Argentine: la justice reconnaît l'Etat "responsable" d'un massacre d'indigènes il y un siècle

Ni témoins, ni survivants, ni accusés, mais un "procès de la vérité" pour réparer et pour l'histoire: la justice argentine a formellement reconnu jeudi la "responsabilité" de l'Etat dans le massacre de plus de 400 indigènes en 1924 dans une réserve du Chaco (nord), lors d'une procédure inédite dans le pays.

Cette procédure, lancée en 2004 à travers des recherches et le recueil de souvenirs oraux, le "procès de Napalpi", a aussi permis aux descendants de retrouver les langues de leurs ancêtres --le qom, le mocoit-- elles-aussi victimes collatérales, car sciemment tues "pour survivre".

Le tribunal de Resistencia, au terme de six audiences étalées sur un mois, et dans un verdict symboliquement lu jeudi en espagnol et en langues qom et mocoit, a considéré qu'était "prouvée la responsabilité de l'Etat" dans "des crimes contre l'humanité" dans le cadre d'un "génocide indigène".

Il a établi que "le matin du samedi 19 juillet 1924, une centaine de policiers, gendarmes et quelques civils armés, appuyés par un avion, sont arrivés dans la zone de la réserve où un millier de personnes, des familles Qom et Mocoit, et des ouvriers agricoles menaient une grève", pour protester contre leur conditions de quasi-esclavage dans les champs de coton.

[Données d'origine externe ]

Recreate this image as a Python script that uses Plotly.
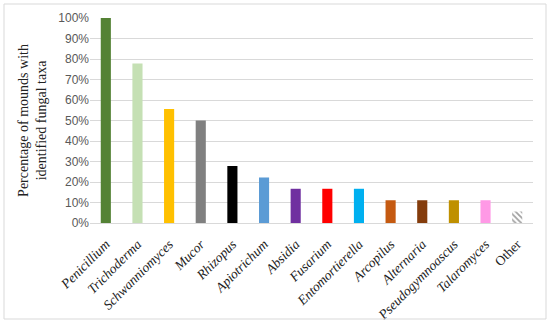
import plotly.graph_objects as go

categories = ["Penicillium", "Trichoderma", "Schwanniomyces", "Mucor", "Rhizopus",
              "Apiotrichum", "Absidia", "Fusarium", "Entomortierella", "Arcopilus",
              "Alternaria", "Pseudogymnoascus", "Talaromyces", "Other"]
italic = [True] * 13 + [False]
values = [1.0, 0.778, 0.556, 0.50, 0.278, 0.222, 0.167, 0.167, 0.167,
          0.111, 0.111, 0.111, 0.111, 0.056]
colors = ["#548235", "#C5E0B4", "#FFC000", "#808080", "#000000", "#5B9BD5",
          "#7030A0", "#FF0000", "#00B0F0", "#C55A11", "#843C0C", "#BF9000",
          "#FF99E6", "#FFFFFF"]
y_ticks = [0, 0.1, 0.2, 0.3, 0.4, 0.5, 0.6, 0.7, 0.8, 0.9, 1.0]
y_ticklabels = ["0%", "10%", "20%", "30%", "40%", "50%", "60%", "70%", "80%", "90%", "100%"]

shapes_pat = [""] * (len(categories) - 1) + ["\\"]
x_ticktext = [f"<i>{c}</i>" if it else c for c, it in zip(categories, italic)]

fig = go.Figure(go.Bar(
    x=categories, y=values,
    marker=dict(color=colors, line=dict(width=0),
                pattern=dict(shape=shapes_pat, fgcolor="#7F7F7F", size=4, solidity=0.45)),
    width=0.32,
))

fig.update_layout(
    width=550, height=324,
    margin=dict(l=90, r=17, t=18, b=101),
    plot_bgcolor="white", paper_bgcolor="white",
    showlegend=False,
    xaxis=dict(
        automargin=False,
        tickangle=-45,
        tickmode="array", tickvals=categories, ticktext=x_ticktext,
        tickfont=dict(family="Liberation Serif", size=13.5, color="#222222"),
        ticklabelstandoff=7,
        showline=True, linecolor="#D9D9D9", linewidth=1,
        ticks="", showgrid=False,
    ),
    yaxis=dict(
        automargin=False,
        range=[0, 1.0],
        tickvals=y_ticks, ticktext=y_ticklabels,
        tickfont=dict(family="Liberation Sans", size=12, color="#595959"),
        showgrid=True, gridcolor="#D9D9D9", gridwidth=1,
        zeroline=False, ticks="",
        title=dict(text="Percentage of mounds with<br>identified fungal taxa",
                   font=dict(family="Liberation Serif", size=14, color="#222222"),
                   standoff=8),
    ),
    shapes=[dict(type="rect", xref="paper", yref="paper",
                 x0=-86/443, x1=1 + 13/443, y0=-96/205, y1=1 + 14/205,
                 line=dict(color="#D9D9D9", width=1))],
)

fig.write_html("out.html", config={"displayModeBar": False},
               post_script="document.body.style.margin='0';document.body.style.overflow='hidden';")
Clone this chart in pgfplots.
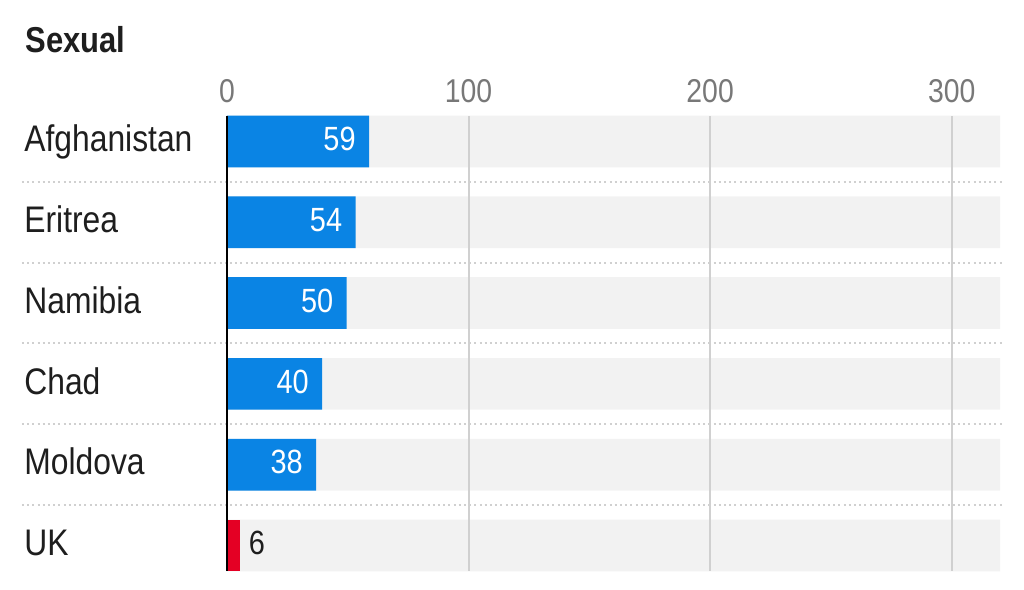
\documentclass[border=0pt]{standalone}
\usepackage{pgfplots}
\pgfplotsset{compat=1.18}
\usepackage{fontspec}
\setmainfont{Liberation Sans}[FakeStretch=0.86]
\definecolor{barblue}{RGB}{10,132,228}
\definecolor{barred}{RGB}{228,0,36}
\definecolor{bggray}{RGB}{242,242,242}
\definecolor{gridgray}{RGB}{208,208,208}
\definecolor{tickgray}{RGB}{120,120,120}
\definecolor{txt}{RGB}{30,30,30}
\begin{document}
\begin{tikzpicture}
\path[use as bounding box] (-113.5bp,-9.5bp) rectangle (398.5bp,285.5bp);
\begin{axis}[
  at={(0,0)}, anchor=south west,
  width=386.5bp, height=227.5bp, scale only axis,
  xmin=0, xmax=320, ymin=-0.316, ymax=5.316,
  axis line style={draw=none}, major tick length=0pt,
  xtick={0,100,200,300}, xticklabel pos=upper,
  xmajorgrids, grid style={gridgray, line width=1bp},
  extra x ticks={0}, extra x tick labels={},
  extra x tick style={grid style={black, line width=1bp}},
  ytick={0,1,2,3,4,5},
  yticklabels={UK,Moldova,Chad,Namibia,Eritrea,Afghanistan},
  yticklabel style={anchor=base west, inner sep=0pt, xshift=-101.5bp, yshift=-5.1bp,
    font=\fontsize{18.5bp}{22bp}\selectfont, text=txt},
  xticklabel style={anchor=base, inner sep=0pt, yshift=6.65bp,
    font=\fontsize{16.5bp}{20bp}\selectfont, text=tickgray},
  /pgf/number format/assume math mode=true,
  axis on top, clip=false,
  every axis title shift=0pt,
  title={Sexual},
  title style={anchor=base west, at={(axis description cs:-0.2613,1)}, yshift=31.65bp,
    inner sep=0pt, font=\fontsize{18bp}{22bp}\selectfont\bfseries, text=txt},
]
% background bars
\addplot[xbar, bar width=0.64, bar shift=0pt, fill=bggray, draw=none]
  coordinates {(320,0) (320,1) (320,2) (320,3) (320,4) (320,5)};
% row separators
\draw[gridgray, line width=1bp, dash pattern=on 1bp off 1.6bp] (axis cs:-84.9,0.5) -- (axis cs:321.2,0.5);
\draw[gridgray, line width=1bp, dash pattern=on 1bp off 1.6bp] (axis cs:-84.9,1.5) -- (axis cs:321.2,1.5);
\draw[gridgray, line width=1bp, dash pattern=on 1bp off 1.6bp] (axis cs:-84.9,2.5) -- (axis cs:321.2,2.5);
\draw[gridgray, line width=1bp, dash pattern=on 1bp off 1.6bp] (axis cs:-84.9,3.5) -- (axis cs:321.2,3.5);
\draw[gridgray, line width=1bp, dash pattern=on 1bp off 1.6bp] (axis cs:-84.9,4.5) -- (axis cs:321.2,4.5);
% blue bars
\addplot[xbar, bar width=0.64, bar shift=0pt, fill=barblue, draw=none,
  point meta=explicit symbolic, nodes near coords,
  every node near coord/.append style={anchor=base east, xshift=-6.5bp, yshift=-4.6bp,
    inner sep=0pt, text=white, font=\fontsize{16.8bp}{20bp}\selectfont}]
  coordinates {(58.8,5) [59] (53.2,4) [54] (49.5,3) [50] (39.4,2) [40] (36.9,1) [38]};
% UK bar
\addplot[xbar, bar width=0.64, bar shift=0pt, fill=barred, draw=none,
  point meta=explicit symbolic, nodes near coords,
  every node near coord/.append style={anchor=base west, xshift=4.25bp, yshift=-4.6bp,
    inner sep=0pt, text=txt, font=\fontsize{16.8bp}{20bp}\selectfont}]
  coordinates {(5.4,0) [6]};
\end{axis}
\end{tikzpicture}
\end{document}
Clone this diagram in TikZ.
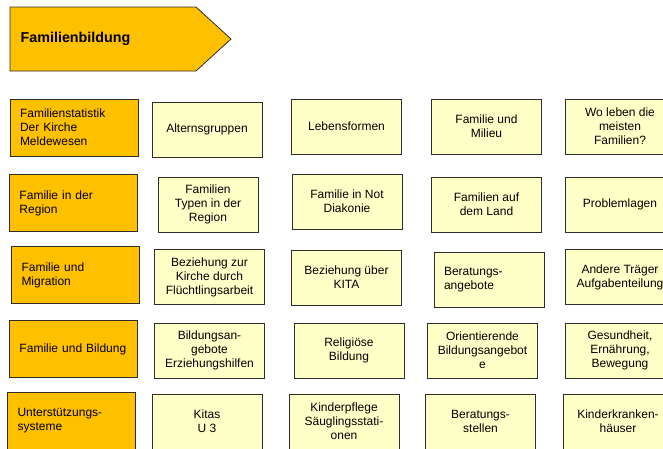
\documentclass[tikz,border=0pt]{standalone}
\usepackage{fontspec}
\setmainfont{Liberation Sans}
\usepackage{tikz}
\usetikzlibrary{positioning}
\definecolor{topiccolor}{RGB}{255, 192, 0}
\definecolor{itemcolor}{RGB}{255, 255, 200}
\definecolor{framecolor}{RGB}{45, 45, 45}

\begin{document}
\begin{tikzpicture}[
    x=1pt, y=-1pt,
    titlebox/.style={draw=framecolor, fill=topiccolor, line width=0.8pt},
    topic/.style={draw=framecolor, fill=topiccolor, line width=0.8pt, minimum height=57pt, text width=108pt, inner xsep=10pt, align=left, font=\fontsize{12}{14}\selectfont},
    item/.style={draw=framecolor, fill=itemcolor, line width=0.8pt, minimum width=110pt, minimum height=55pt, inner xsep=2pt, align=center, font=\fontsize{12}{14}\selectfont},
    itemleft/.style={item, text width=90pt, inner xsep=10pt, align=left}
]
    \useasboundingbox (0,0) rectangle (663,448);

    % Title
    \draw[titlebox] (10,7) -- (196,7) -- (231,39) -- (196,71) -- (10,71) -- cycle;
    \node[anchor=west, inner sep=0pt, font=\fontsize{14.3}{17}\selectfont\bfseries] (title) at (20.5,39) {Familienbildung};

    % Topics
    \node[topic] (statistik) at (74,127.5) {Familienstatistik\\Der Kirche\\Meldewesen};
    \node[topic] (region) at (73.5,203) {Familie in der\\Region};
    \node[topic] (migration) at (75.5,275) {Familie und\\Migration};
    \node[topic] (bildung) at (73.5,349) {Familie und Bildung};
    \node[topic] (hilfe) at (71.5,420.5) {Unterstützungs-\\systeme};

    % Row 1
    \node[item] (alter) at (207,129.5) {Alternsgruppen};
    \node[item] (lebensform) at (346.5,126.5) {Lebensformen};
    \node[item] (milieu) at (486.5,126.5) {Familie und\\Milieu};
    \node[item] (wo) at (620,126.5) {Wo leben die\\meisten\\Familien?};

    % Row 2
    \node[item, minimum width=100pt] (typen) at (208,204.5) {Familien\\Typen in der\\Region};
    \node[item] (not) at (347,201.5) {Familie in Not\\Diakonie};
    \node[item] (land) at (486.5,204.5) {Familien auf\\dem Land};
    \node[item] (probleme) at (620,204.5) {Problemlagen};

    % Row 3
    \node[item] (fluecht) at (209.5,277) {Beziehung zur\\Kirche durch\\Flüchtlingsarbeit};
    \node[item] (kita) at (346.5,277.5) {Beziehung über\\KITA};
    \node[itemleft] (beratung) at (489,279.5) {Beratungs-\\angebote};
    \node[item] (traeger) at (620,277) {Andere Träger\\Aufgabenteilung};

    % Row 4
    \node[item] (angebote) at (209.5,350.5) {Bildungsan-\\gebote\\Erziehungshilfen};
    \node[item] (religion) at (349,350.5) {Religiöse\\Bildung};
    \node[item] (orient) at (482.5,350.5) {Orientierende\\Bildungsangebot\\e};
    \node[item] (gesund) at (620,350.5) {Gesundheit,\\Ernährung,\\Bewegung};

    % Row 5
    \node[item] (kitas) at (207,421.5) {Kitas\\U 3};
    \node[item] (pflege) at (344,421.5) {Kinderpflege\\Säuglingsstati-\\onen};
    \node[item] (stellen) at (480.5,421.5) {Beratungs-\\stellen};
    \node[item] (klinik) at (618,421.5) {Kinderkranken-\\häuser};

\end{tikzpicture}
\end{document}
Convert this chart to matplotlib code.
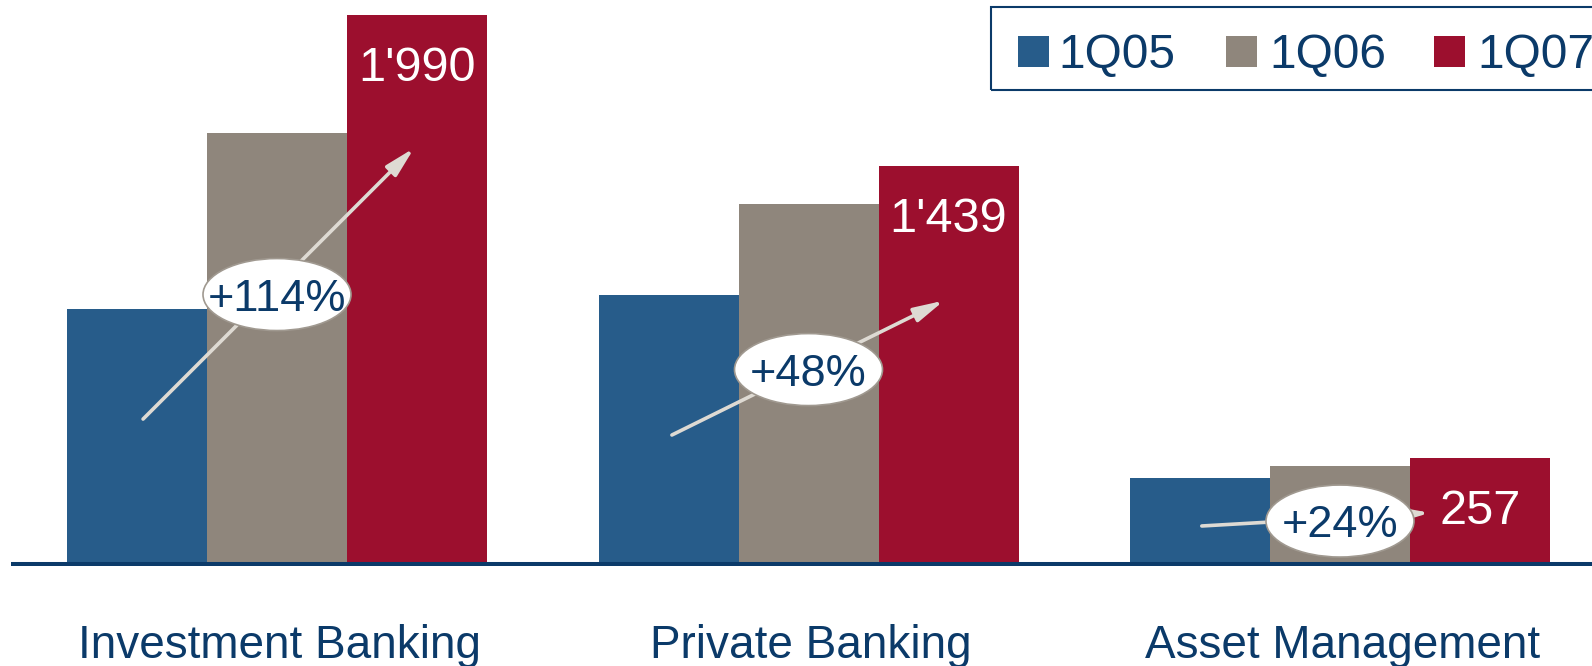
import matplotlib
matplotlib.use('Agg')
import matplotlib.pyplot as plt
import numpy as np
from matplotlib.patches import Ellipse, Rectangle
from matplotlib.transforms import blended_transform_factory

plt.rcParams['font.family'] = ['Liberation Sans', 'DejaVu Sans']

# data
categories = ['Investment Banking', 'Private Banking', 'Asset Management']
periods = ['1Q05', '1Q06', '1Q07']
q05 = [922, 970, 305]
q06 = [1561, 1302, 349]
q07 = [1990, 1439, 379]
value_labels = ["1'990", "1'439", "257"]
growth_labels = ['+114%', '+48%', '+24%']

navy = '#0b3a69'
colors = ['#275c8a', '#8f867c', '#9c0f2e']
arrow_c = '#dedad3'

W, H = 1592, 666
fig = plt.figure(figsize=(W / 100, H / 100), dpi=100)
ax = fig.add_axes([11 / W, 100 / H, 1 - 11 / W, 566 / H])

ypp = 1990 / 547      # data units per pixel (vertical)
xpp = 1 / 531.5       # data units per pixel (horizontal)
bw = 140 * xpp

x = np.arange(len(categories))
for off, vals, c in zip([-bw, 0, bw], [q05, q06, q07], colors):
    ax.bar(x + off, vals, bw, color=c, zorder=2)

ax.axhline(-2 * ypp, color=navy, lw=2.9, zorder=4)

ax.set_xlim(-(277 - 11) * xpp, (W - 277) * xpp)
ax.set_ylim(-4 * ypp, 562 * ypp)
ax.set_axis_off()

# growth arrows
arrows = [(-0.252, 520, 0.258, 1506),
          (0.743, 462, 1.255, 951),
          (1.740, 131, 2.169, 179)]
for x0, y0, x1, y1 in arrows:
    ax.annotate('', xy=(x1, y1), xytext=(x0, y0),
                arrowprops=dict(arrowstyle='-|>,head_length=0.9,head_width=0.22',
                                color=arrow_c, lw=2.6, mutation_scale=20,
                                shrinkA=0, shrinkB=0),
                zorder=3)

# ellipses with growth text
ell_y = [973, 700, 149]
for i, (yc, g) in enumerate(zip(ell_y, growth_labels)):
    ax.add_patch(Ellipse((x[i], yc), 148 * xpp, 72 * ypp, facecolor='white',
                         edgecolor='#a09990', lw=1.2, zorder=5))
    ax.annotate(g, xy=(x[i], yc), xytext=(0, -16 * 0.72), textcoords='offset points',
                ha='center', va='baseline', fontsize=32.5, color=navy, zorder=6)

# value labels on 1Q07 bars
for i, lbl in enumerate(value_labels):
    ax.annotate(lbl, xy=(x[i] + bw, q07[i]), xytext=(0, -66 * 0.72),
                textcoords='offset points', ha='center', va='baseline',
                fontsize=35, color='white', zorder=6)

# category labels
trans = blended_transform_factory(ax.transData, fig.transFigure)
for i, cat in enumerate(categories):
    ax.text(x[i] + 0.005, (H - 658) / H, cat, ha='center', va='baseline',
            fontsize=33, color=navy, transform=trans)

# legend box (runs off the right edge)
fig.add_artist(Rectangle((991 / W, 1 - 90 / H), (W + 20 - 991) / W, 83 / H,
                         transform=fig.transFigure, fill=False,
                         edgecolor=navy, lw=1.5))
sq_x = [1018, 1226, 1434]
txt_x = [1058, 1269, 1477]
for sx, tx, c, p in zip(sq_x, txt_x, colors, periods):
    fig.add_artist(Rectangle((sx / W, 1 - 67 / H), 31 / W, 31.5 / H,
                             transform=fig.transFigure, facecolor=c, edgecolor='none'))
    fig.text(tx / W, 1 - 68 / H, p, ha='left', va='baseline',
             fontsize=34.5, color=navy)

fig.savefig('out.png', dpi=100)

Cet équipage en armes a ouvert le feu pendant plus d'une heure et "entre 400 et 500 membres des groupes ethniques Qom et Mocoit sont morts (...), les blessés qui n'ont pu s'échapper ont été tués de la manière la plus cruelle possible", avec des mutilations, des enterrements dans des fosses communes.

Pour ce qui est connu comme "le massacre de Napalpi", dont la mémoire a réémergé depuis une quinzaine d'années, la juge Zunilda Niremperger présidant le tribunal a ordonné des "mesures de réparation historique".

Parmi celles-ci, la publication du verdict au Journal officiel, l'inclusion du massacre dans les programmes scolaires, la diffusion du procès à la télévision publique, la poursuite des recherches médico-légales pour exhumer et remettre des restes des victimes. Un mémorial a déjà été érigé en 2020.

Le thème d'une réparation économique n'a été ni un enjeu ni une demande formulée lors des débats, même si le jugement en théorie pourrait ouvrir la voie à des démarches au civil.

- "Les grand-mères se sont mises à parler" -

Sans "accusé" pour répondre du crime, le procès de Napalpi, à large valeur symbolique, est néanmoins une première en Argentine, et le marqueur d'une visibilité accrue des exactions contre les peuples indigènes lors de la construction de l'Argentine comme nation, tout au long du 19e siècle et au-delà.

La province du Chaco (qui n'existait pas à l'époque des faits), le secrétariat des Droits humains (gouvernemental) et l'Institut de l'Aborigène chaqueño étaient co-plaignants dans la procédure.

La juge Niremperger avait prévenu d'emblée que le procès "ne recherchait pas une responsabilité pénale, mais à connaître la vérité, afin de réhabiliter la mémoire des peuples, panser les blessures, réparer et aussi activer la mémoire et la conscience de ces violations des droits humains".

Raquel Esquivel, une enseignante de 33 ans d'origine Qom, et dont les recherches menées depuis des années ont été présentées au procès, a raconté à l'AFP la patiente quête qui a permis de dénicher de rares survivants et recueillir leurs mots.

Comme Melitona Enrique, décédée en 2008, et qui s'exprimait en qom, sa seule langue. Ou Rosa Grilo, qui aurait entre 110 et 114 ans, et dont le procès a pu visionner le témoignage vidéo, filmé en 2018.

"C'est une reconstruction de l'histoire avec un travail de terrain, avec les souvenirs oraux de nos grands-parents, des survivants, de leurs proches. Beaucoup ont été encouragés à parler lorsque l'équipe médico-légale a commencé ses fouilles à Napalpi", a raconté Mme Esquivel.

"D'autres grand-mères se sont mises à parler. Mais c'était très douloureux, on sentait la peur en elles (...) Nous avons appris à parler espagnol et non notre langue, car ceux qui parlaient qom étaient persécutés et discriminés. Et (notre communauté) a appelé au silence pour survivre", résume-t-elle.

"On a commencé à sortir du silence. Et les plus anciens animent aujourd'hui des ateliers dans nos communautés, pour apprendre (notre histoire) aux enfants".